I split up with my longterm live-in boyfriend last year, and toward the end of the relationship, when things were going progressively downhill, I cheated on him and managed to keep it a secret. At the time it felt freeing, but now that I look back with more perspective, I feel horrible for betraying his trust. I feel like I've ruined the memories of our good years together by breaking my commitment at the end. I can't seem to forgive myself. Help.
He Said: There are no less productive emotions than guilt and regret. Guilt, because it is places a false morality on what you describe as a complicated, one-time event. Regret, because it forces you to obsess about something that you can do absolutely nothing about any more. The combination of the two is particularly debilitating, making it hard for you to move on. It seems that you have misplacing a larger sense of loss at what was once a solid connection onto the sexual transgression, a trivial matter in the large scheme of things. (An affair by definition requires keeping a secret, and at the time there were valid reasons to keep the truth from your partner.) I would suggest that you find a talk therapist, but focus more on unresolved feelings about your breakup than on your supposed sexual transgression. Good luck!

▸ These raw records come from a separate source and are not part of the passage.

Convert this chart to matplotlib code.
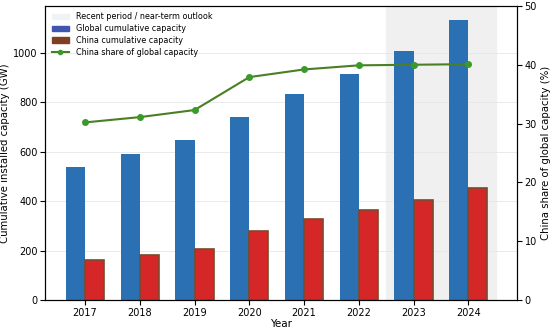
import numpy as np
import matplotlib
matplotlib.use("Agg")
import matplotlib.pyplot as plt
from matplotlib.patches import Patch

years = [2017, 2018, 2019, 2020, 2021, 2022, 2023, 2024]
global_gw = [540, 590, 648, 740, 834, 913, 1009, 1134]
china_gw = [161, 182, 208, 279, 327, 363, 404, 454]
china_share = [30.2, 31.1, 32.3, 37.9, 39.2, 39.9, 40.0, 40.1]

x = np.arange(len(years))
w = 0.35

fig, ax = plt.subplots(figsize=(5.5, 3.28), dpi=100)
ax2 = ax.twinx()

# recent period shading
ax.axvspan(5.5, 7.5, color="#f0f0f0", zorder=0)

ax.bar(x - w / 2, global_gw, w, color="#2a70b2", zorder=2)
ax.bar(x + w / 2, china_gw, w, color="#d62728", edgecolor="#7a4a2c",
       linewidth=1.2, zorder=2)
ax2.plot(x, china_share, color="#4a7f23", marker="o", markersize=4,
         markerfacecolor="#3a9a2a", markeredgecolor="#3a9a2a", linewidth=1.5)

ax.set_xticks(x)
ax.set_xticklabels(years, fontsize=7)
ax.set_xlim(-0.73, 7.89)
ax.set_ylim(0, 1190)
ax2.set_ylim(0, 50)
ax.tick_params(axis="y", labelsize=7, pad=2)
ax.tick_params(axis="x", pad=2)
ax2.tick_params(axis="y", labelsize=7, pad=2)
ax.set_xlabel("Year", fontsize=7.5, labelpad=1)
ax.set_ylabel("Cumulative installed capacity (GW)", fontsize=7.3, labelpad=2)
ax2.set_ylabel("China share of global capacity (%)", fontsize=7.3, labelpad=3)
ax.grid(axis="y", color="#e6e6e6", linewidth=0.6, zorder=1)
ax.set_axisbelow(True)

handles = [
    Patch(color="#eef3f3", label="Recent period / near-term outlook"),
    Patch(color="#3f55b0", label="Global cumulative capacity"),
    Patch(color="#7f3f22", label="China cumulative capacity"),
    plt.Line2D([], [], color="#4a7f23", marker="o", markersize=3,
               markerfacecolor="#3a9a2a", markeredgecolor="#3a9a2a",
               label="China share of global capacity"),
]
ax.legend(handles=handles, loc="upper left", fontsize=5.8, frameon=False,
          handlelength=2.2, borderaxespad=0.4, labelspacing=0.35)

plt.subplots_adjust(left=0.082, right=0.94, top=0.982, bottom=0.085)
plt.savefig("out.png")
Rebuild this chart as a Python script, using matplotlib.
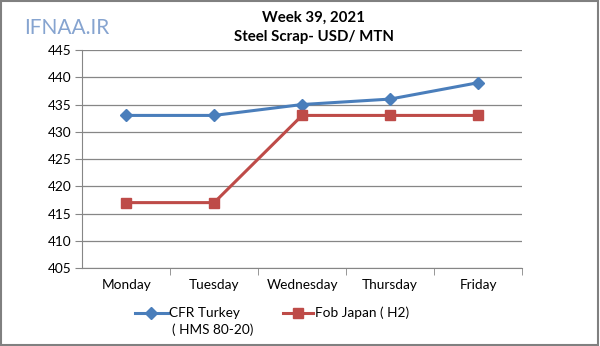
import matplotlib.pyplot as plt
from matplotlib.patches import Rectangle
from matplotlib.lines import Line2D

# Datos
dias = ['Monday', 'Tuesday', 'Wednesday', 'Thursday', 'Friday']
cfr_turkey = [433, 433, 435, 436, 439]
fob_japan = [417, 417, 433, 433, 433]
y_ticks = [405, 410, 415, 420, 425, 430, 435, 440, 445]

azul = '#4A7EBB'
rojo = '#BE4B48'

plt.rcParams['font.family'] = ['Lato', 'DejaVu Sans']

fig = plt.figure(figsize=(6, 3.46), dpi=100)
ax = fig.add_axes([0.137, 0.2254, 0.733, 0.6300])

x = list(range(len(dias)))
ax.plot(x, cfr_turkey, color=azul, lw=2.2, marker='D', ms=6)
ax.plot(x, fob_japan, color=rojo, lw=2.2, marker='s', ms=7)

ax.set_xlim(-0.5, len(dias) - 0.5)
ax.set_ylim(405, 445)
ax.set_yticks(y_ticks)
ax.set_xticks(x)
ax.set_xticklabels(dias)
ax.set_xticks([i + 0.5 for i in range(len(dias))], minor=True)
ax.tick_params(axis='x', which='major', length=0, pad=8, labelsize=9.8)
ax.tick_params(axis='x', which='minor', length=5, color='#868686')
ax.tick_params(axis='y', length=5, color='#868686', labelsize=9.8, pad=3)
ax.grid(axis='y', color='#868686', lw=0.9)
ax.set_axisbelow(True)
for s in ['top', 'right']:
    ax.spines[s].set_visible(False)
for s in ['left', 'bottom']:
    ax.spines[s].set_color('#868686')

# Titulo
fig.text(0.523, 0.948, 'Week 39, 2021', ha='center', va='center', fontsize=10.8, fontweight='bold')
fig.text(0.523, 0.893, 'Steel Scrap- USD/ MTN', ha='center', va='center', fontsize=10.8, fontweight='bold')
fig.text(0.04, 0.918, 'IFNAA.IR', ha='left', va='center', fontsize=15, color='#86A4D0')

# Leyenda manual (handle alineado con la primera linea)
def fx(px):
    return px / 600

def fy(py):
    return 1 - py / 346

fig.add_artist(Line2D([fx(135), fx(168)], [fy(313), fy(313)], color=azul, lw=2.2))
fig.add_artist(Line2D([fx(151)], [fy(313)], color=azul, marker='D', ms=6))
fig.text(fx(169), fy(313), 'CFR Turkey', ha='left', va='center', fontsize=9.8)
fig.text(fx(172), fy(330), '( HMS 80-20)', ha='left', va='center', fontsize=9.8)
fig.add_artist(Line2D([fx(283), fx(313)], [fy(313), fy(313)], color=rojo, lw=2.2))
fig.add_artist(Line2D([fx(298)], [fy(313)], color=rojo, marker='s', ms=7))
fig.text(fx(315), fy(313), 'Fob Japan ( H2)', ha='left', va='center', fontsize=9.8)

fig.patches.append(Rectangle((0.002, 0.004), 0.995, 0.992, transform=fig.transFigure,
                             fill=False, ec='#808080', lw=1.5))

fig.savefig('out.png', dpi=100)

She Said: You didn’t ruin the memories of the good years you spent together, during which you honored your commitment. You made a mistake at the end—a very common mistake, by the way, that a lot of people make as they exit long relationships. That’s not to say it’s right. It’s only to point out the messy, imperfect nature of love and loss. Think about it. How many people do you know who jump immediately from one marriage to the next? I personally know at least three who moved straight from their spouse’s house into the house of their new lover. This is all to say that you’re certainly not alone. I agree that you may be focusing on the betrayal as a way to flagellate yourself about the great loss you now face. It’s an understandable pitfall—maybe if I didn’t cheat, I could have saved things and I wouldn’t feel this terrible loss right now. In grief parlance, it’s called bargaining. But it’s not going to get you anywhere. And—this is very important—it’s not helping your ex either. In fact, guilt helps no one. It is meant to be a temporary emotion and exists for one reason only: to show you how to adjust your behavior in the future. I personally believe that many societal rules and norms—about infidelity for instance—are well and good on paper, but not truly learned until they are lived in the flesh. Committing this infraction has taught you a valuable lesson—that when you betray your commitment to a partner, you also hurt yourself. You don’t buy any solace or escape pain. There is no such thing as “cheating” your way around it. It hurts, even if the betrayed never finds out. And now that you know this, there is only one course of action. Resolve to not do it again. Let that be the silver lining. Promise yourself you will not cheat ever again, and then forgive yourself. Forgiveness is the only way forward, no matter what the offense, and no matter whether it’s ourselves or someone else who has committed it.